相続税対策は、いわゆる「節税」です。節税は、必ずやらなければならない、というものではありません。しかし、何も対策をしないと「三代相続すると財産がなくなる」などと言われることもあるのが相続税。子や孫に少しでも財産を残してあげたい、でも相続税の負担は軽くしてあげたい、と考えるなら、相続税対策の検討は不可欠です。

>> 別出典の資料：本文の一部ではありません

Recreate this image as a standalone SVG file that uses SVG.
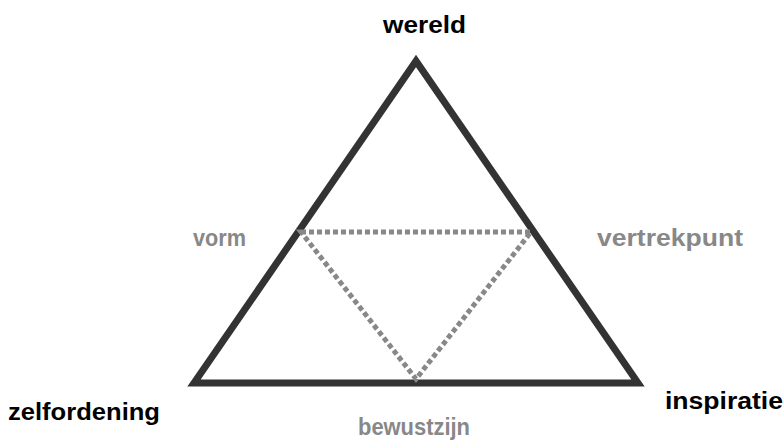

相続税対策は、生前に行っておくのが基本です。亡くなってからでもできる対策はありますが、生前対策に比べると、できることが限られてきます。また実際に相続が始まると、遺産分割で思わぬ争いが発生して節税どころではなくなってしまうケースも少なくありません。ですから相続税対策をお考えの方は、ぜひ早いうちから準備しておくことをおすすめします。

相続税対策の具体例は?

一口に相続税対策といっても、さまざまな方法がありますが、生前対策のおもな例として、ほんの一部をご紹介します。

◎住宅取得等資金の贈与税の非課税の活用

20歳以上の子などが、自分が住むための家を新築や購入、増改築するときに、そのための資金を父や祖父などから贈与された場合、贈与税が非課税となります。省エネルギー性(長期優良住宅)の場合で1,500万円まで、それ以外の場合は1,000万円までが非課税です。この制度を利用すると、贈与税がかからないうえに相続財産を減らすことができるため、大きな節税になります。2015年3月15日までの期限つきでしたが、2019年6月30日まで延長されました。

◎不動産の課税価格の評価減を利用

土地や建物などの不動産は「財産評価基本通達」によってその価格を評価しますが、その不動産の利用状況によっては、評価額を下げる(評価減)ことができます。

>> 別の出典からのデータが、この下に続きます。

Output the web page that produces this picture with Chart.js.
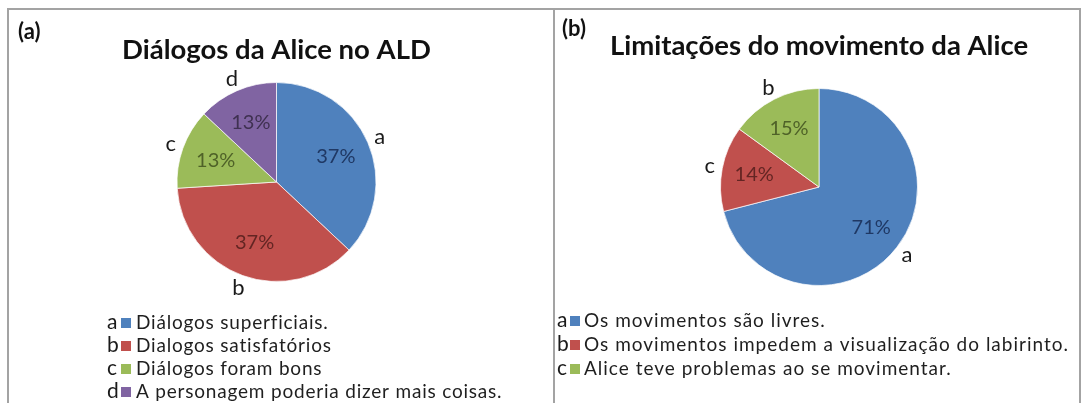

たとえば、相続などによって取得した土地に亡くなった方が自宅を建てて住んでいた場合、その土地が亡くなった方の生活基盤であったことに配慮し、評価額を減額できるという制度(小規模宅地特例)があります。この制度を使うと、一定の条件を満たしていれば、50%~80%の減額が可能です。

◎生命保険の非課税枠を利用

生命保険の死亡保険金はみなし相続財産となりますが、「500万円×法定相続人の数」という非課税枠があり、これを利用する方法です。たとえば、法定相続人が3人の場合には、500万円×3人=1,500万円が非課税となります。1,500万円以上の保険金を含めて5,000万円の相続財産があったとすると、課税対象が3,500万円になるわけです。

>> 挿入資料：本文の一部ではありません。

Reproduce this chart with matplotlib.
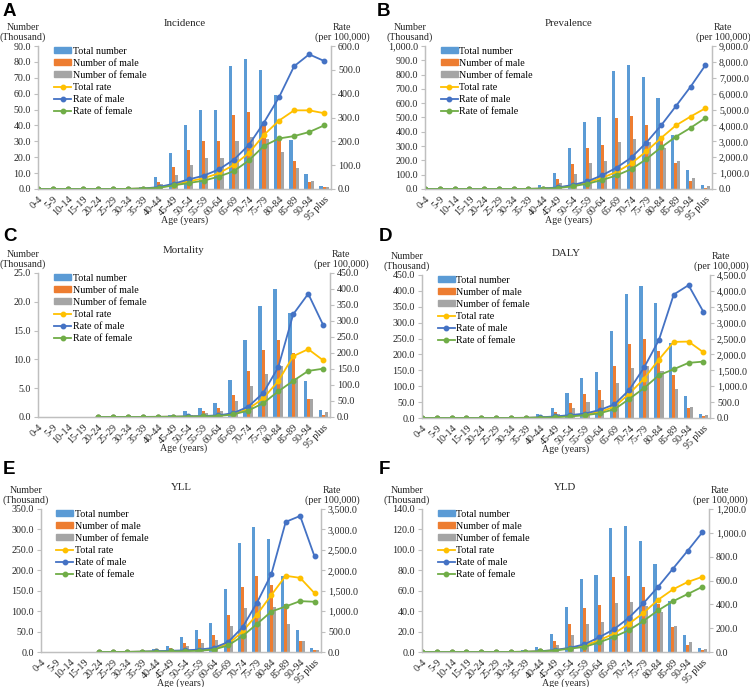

なお、この方法は相続税対策だけでなく、納税資金の確保や受取人を指定することで任意の人へ財産を残すことができるなど、いろいろなメリットがありますが、将来的には規制される可能性もあるので注意が必要です。

相続税対策のポイントは?

ご紹介した方法以外にも、さまざまな相続税対策が考えられますが、どの方法を利用するのがよいかはケースバイケースで判断が必要。ですから、できるだけ経験の豊富な専門家へ相談するのがポイントといえます。日本の相続税は「遺産課税方式」、つまり亡くなった人の財産に対して課税しますよ、という考え方が採用されているため、遺産分割が終わっているかどうかに関わらず、10ヵ月以内の納税義務が発生することも覚えておくべきでしょう。

メディアでは、「これだけ安くなります」「こうすると非課税にできます」などと、インパクトの大きいところだけを取り上げるケースも少なくありません。しかし、そうした情報だけを鵜呑みにして対策するのはあまりおすすめできません。税制は年々変化していますので、今できる対策が来年以降も通用するとはかぎらないのです。また、期限付きのものもありますから、知人がやっていた相続税対策がすでに存在しないことも十分に考えられます。

専門家に相談すれば、誰がどのような財産を相続するかというところからきちんと調べて、適切なアドバイスが可能ですから、相続税対策と思ってしたことが、かえって負担を増やしてしまった、というような失敗を避けられるでしょう。

相続は相続税対策だけで終わりません。相続全体を見通して、よりよい方法を選ぶようにしたいですね。